Dies hat das LArbG Frankfurt6 ebenso gesehen, nach dessen Ansicht für einen solchen allgemeinen Feststellungsantrag auch ohne Ausspruch einer weiteren Kündigung Prozesskostenhilfe zu bewilligen ist. Voraussetzung ist nach Ansicht des LArbG Frankfurt7 lediglich, dass der allgemeine Feststellungsantrag mit der Möglichkeit von Folgekündigungen begründet wird.

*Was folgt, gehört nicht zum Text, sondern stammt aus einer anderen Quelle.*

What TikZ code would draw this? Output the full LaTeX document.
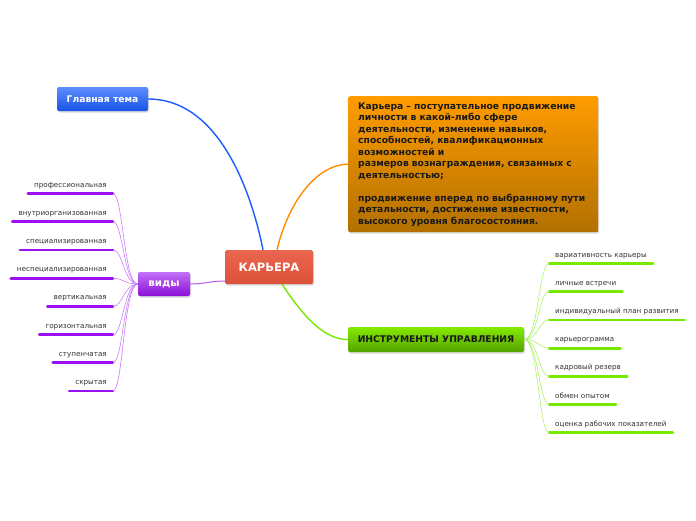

Begrüßenswerterweise hat das LArbG Hamm festgestellt, dass die Stellung eines allgemeinen Feststellungsantrags nach § 256 ZPO der anwaltlichen Fürsorge entspricht.8 Die Gefahr, dass eine weitere Kündigung im Strudel der Ereignisse gerade beim Arbeitnehmer unbemerkt bleibt oder er einem Folgeschreiben des Arbeitgebers nicht diejenige Bedeutung beimisst, die diesem gebührt, ist im Laufe eines Kündigungsschutzverfahrens immer präsent. Folgekündigungen sind auch in der Praxis weit verbreitet. Es ist daher nur folgerichtig, dass Arbeitnehmervertreter mit der Stellung des allgemeinen Feststellungsantrags größtmögliche Sicherheit für ihre Mandanten erstreben. Diese nur der bemittelten, nicht jedoch der unbemittelten Partei zu gewähren, wäre tatsächlich nicht nachvollziehbar.

Fußnoten

1) LArbG Hamm, Beschl. v. 14.11.2017 – 5 Ta 555/17.
2) LArbG Hamm, Beschl. v. 14.11.2017 – 5 Ta 555/17.
3) BVerfG, Beschl. v. 13.03.1990 – 2 BvR 94/88 – BVerfGE 81, 347.
4) BAG, Urt. v. 18.12.2014 – 2 AZR 163/14 – BAGE 150, 234.
5) BAG, Urt. v. 18.12.2014 – 2 AZR 163/14 Rn. 24 m.V. auf BAG, Urt. v. 20.03.2014 – 2 AZR 1071/12 Rn. 18; BAG, Urt. v. 26.09.2013 – 2 AZR 682/12 Rn. 31 – BAGE 146, 161.
6) LArbG Frankfurt, Beschl. v. 09.11.2006 – 2 Ta 472/06.
7) LArbG Frankfurt, Beschl. v. 09.11.2006 – 2 Ta 472/06 Rn. 10.
8) LArbG Hamm, Beschl. v. 14.11.2017 – 5 Ta 555/17.